Many say feelings of grief, guilt and anxiety can accompany a period of deconstruction.
The author of The Post-Evangelical (Triangle), Dave Tomlinson, explains that those who raise questions are often treated as if they’re “losing their way or backsliding”. He says this attitude makes it “very hard to be openly authentic” inside many churches.
Prescott says he has now reconstructed his faith and taken on “liberal theological positions”, which stand in stark contrast to his old church.
“I shifted dramatically,” he explains. “I moved to a more mystics-based faith. The biggest shift was I changed how I believed. I found a spiritual path where the divine was wider, deeper and more inclusive. And Celtic liturgies, Taizé, and contemplation, meditation and silence became spiritual practices for me. I am now in a place where I am open, growing and going deeper without the trappings I had before.”
John Williamson said: “It’s examining your faith from the inside looking for potential weaknesses. The analogy I like to use is, before you set sail on a cruise ship, you’ll see it in harbour and people applying a fresh coat of paint, sealing up any gaps and dealing with the rust. This is done so it doesn’t sink once you get out to sea. And that’s essentially the same thing that we’re saying about faith. It’s about taking ownership over what you believe and potentially letting go of some of the things that no longer work.”
Lisa Gungor, writing in The Most Beautiful Thing I’ve Seen (Zondervan):
“Let’s say our faith was like a sweater. Yarn: our ideology. Weave: our tradition. This is how you wear it. Don’t change it, even if the sweater doesn’t keep you warm any more. Even if it’s too tight or the threads cut off oxygen at your neck. This is the way. Doubts and questions mean disrespect, and those are the seeds of evil, so just don’t.
But over the years, a thread comes loose and you try to just tuck it in alongside the others. You can cover the fraying up. You can pull the thread and think, ‘Oh, I don’t need this one, because it is harmful to me; it’s itchy and gets caught on corners.’ It comes out easily. And the sweater stays together. Then you pull another, and another, and soon you find all the yarn is gone. You have deconstructed the entire thing. You are left naked. People gawk and run away, and you feel two opposing things: the freedom of glorious nakedness, and the fear of the same.”
Fr Richard Rohr, speaking on The Deconstructionists podcast:
“Picture three boxes. The first is order, the second is disorder, the third is reorder.
We’re all raised in the first box of order. We were given our explanation of what reality means and what God means. It gives you so much comfort that most people want to stay in the first box forever. But what has to happen between your 30s and 50s, is the glib certitudes of the first box have to fall apart. Who’s right, who’s wrong, who’s holy and who’s a sinner – I know these beliefs gave your ego great comfort – but if you stay inside the first box, it creates angry people, rigid people and unhappy people. When you leave the first box it feels like dying. When I had to leave my early Catholic certitudes it felt like a loss of faith.

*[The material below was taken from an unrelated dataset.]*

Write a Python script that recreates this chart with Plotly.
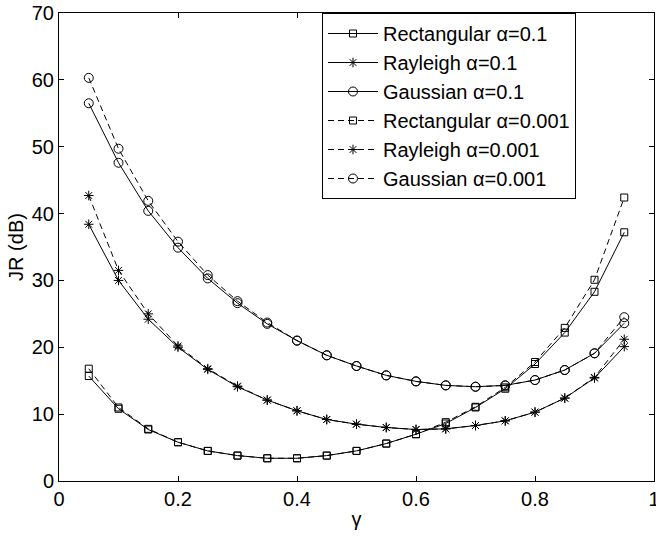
import plotly.graph_objects as go

gamma = [0.05, 0.10, 0.15, 0.20, 0.25, 0.30, 0.35, 0.40, 0.45, 0.50,
         0.55, 0.60, 0.65, 0.70, 0.75, 0.80, 0.85, 0.90, 0.95]

rect_01 = [15.7, 10.8, 7.7, 5.8, 4.5, 3.8, 3.4, 3.4, 3.8, 4.5,
           5.6, 7.0, 8.6, 11.0, 13.8, 17.5, 22.2, 28.3, 37.2]
rayl_01 = [38.4, 30.0, 24.2, 20.0, 16.7, 14.1, 12.1, 10.5, 9.2, 8.5,
           8.0, 7.7, 7.8, 8.3, 9.0, 10.3, 12.4, 15.4, 20.1]
gaus_01 = [56.5, 47.6, 40.4, 34.9, 30.3, 26.6, 23.5, 21.0, 18.8, 17.2,
           15.8, 14.9, 14.3, 14.1, 14.3, 15.1, 16.6, 19.1, 23.6]
rect_0001 = [16.8, 11.0, 7.8, 5.8, 4.5, 3.8, 3.4, 3.4, 3.8, 4.5,
             5.6, 7.0, 8.8, 11.1, 14.0, 17.8, 22.9, 30.1, 42.4]
rayl_0001 = [42.7, 31.5, 25.0, 20.2, 16.8, 14.2, 12.1, 10.5, 9.2, 8.5,
             8.0, 7.7, 7.8, 8.3, 9.0, 10.3, 12.4, 15.5, 21.2]
gaus_0001 = [60.3, 49.7, 41.9, 35.8, 30.8, 26.9, 23.7, 21.0, 18.8, 17.2,
             15.8, 14.9, 14.3, 14.1, 14.3, 15.1, 16.6, 19.1, 24.5]

x_ticks = [0, 0.2, 0.4, 0.6, 0.8, 1]
x_tick_text = ["0", "0.2", "0.4", "0.6", "0.8", "1"]

names = ["Rectangular α=0.1", "Rayleigh α=0.1", "Gaussian α=0.1",
         "Rectangular α=0.001", "Rayleigh α=0.001", "Gaussian α=0.001"]
series = [rect_01, rayl_01, gaus_01, rect_0001, rayl_0001, gaus_0001]
symbols = ["square-open", "asterisk-open", "circle-open"] * 2
sizes = [7, 8, 9] * 2
dashes = ["solid"] * 3 + ["6px,4px"] * 3

fig = go.Figure()
for name, ys, sym, sz, dash in zip(names, series, symbols, sizes, dashes):
    fig.add_trace(go.Scatter(
        x=gamma, y=ys, name=name, mode="lines+markers",
        line=dict(color="black", width=1, dash=dash),
        marker=dict(symbol=sym, size=sz, color="black",
                    line=dict(color="black", width=1)),
    ))

axis_common = dict(
    showline=True, linecolor="black", linewidth=1, mirror="ticks",
    ticks="inside", ticklen=5, tickcolor="black", showgrid=False,
    zeroline=False, tickfont=dict(size=20, color="black"),
    automargin=False, ticklabeloverflow="allow",
)
fig.update_xaxes(range=[0, 1], tickvals=x_ticks, ticktext=x_tick_text,
                 title=dict(text="γ", font=dict(size=20, color="black"), standoff=2),
                 **axis_common)
fig.update_yaxes(range=[0, 70], dtick=10,
                 title=dict(text="JR (dB)", font=dict(size=20, color="black"), standoff=2),
                 **axis_common)

fig.update_layout(
    width=656, height=536,
    margin=dict(l=59, r=2, t=13, b=55),
    plot_bgcolor="white", paper_bgcolor="white",
    font=dict(family="Liberation Sans, Arial, sans-serif", color="black"),
    legend=dict(x=0.442, y=1.0, xanchor="left", yanchor="top",
                bordercolor="black", borderwidth=1, bgcolor="white",
                font=dict(size=20, color="black"), tracegroupgap=0,
                itemwidth=50),
    showlegend=True,
)

fig.write_html("out.html",
               config={"displayModeBar": False},
               post_script="document.body.style.margin='0px';"
                           "document.body.style.overflow='hidden';")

But that wonderful early evangelical gospel holds you strong enough to endure the second box and not throw the baby out with the bathwater. In the second box you realise ‘it wasn’t as simplistic as I was told, but it’s not all wrong either’. If you can let God lead you through the second box while hanging onto order, God can lead you to the third box, reorder.
People want the first box at all costs but it doesn’t make them love Jesus. The crucified one who identifies with the poor and tells the outsider ‘never have I found such faith inside Israel’ – you see why they killed him! He was so comfortable with disorder inside of his own highly ordered religion. But he never throws it out – he still respects the temple. But he doesn’t waste much time there. That’s the position we’re in. I live with that same tension – figuring out what was good about the tradition I was given and what was accidental and arbitrary.”